These aren’t the clumsy forgeries of the past. Many come with polished vendor profiles, lifelike product images, and carefully matched pricing that blends in with legitimate offers. It’s no surprise that even experienced procurement teams and some automated systems can miss the warning signs until it’s too late.

The only way to stay ahead is to combine modern fraud detection tools with deeper document checks. Technologies like Intelligent Document Processing (IDP), metadata analysis, and AI‑based anomaly detection can help spot forged records, catch fake vendors, and flag suspicious pricing before it causes damage.

In this guide, we’ll look at how AI‑driven fraud works, why fake documents are harder to detect than ever, and the practical steps businesses can take to protect their supply chain.

What Is AI‑Driven Fraud?

AI‑driven fraud refers to scams where artificial intelligence is used to design or enhance deceptive activities.
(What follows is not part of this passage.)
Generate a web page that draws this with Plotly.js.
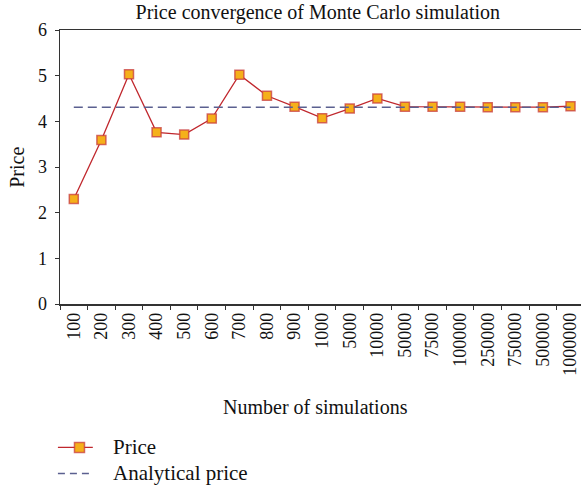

Unlike traditional fraud that often involves manual forgery or basic fake profiles, these scams are created using advanced tools that make them far more convincing and harder to spot.

Fraudsters can quickly generate realistic documents, synthetic identities, and competitive pricing without the obvious errors that used to expose counterfeit operations. These AI tools make it simple to match the look and feel of legitimate vendors, products, and business records.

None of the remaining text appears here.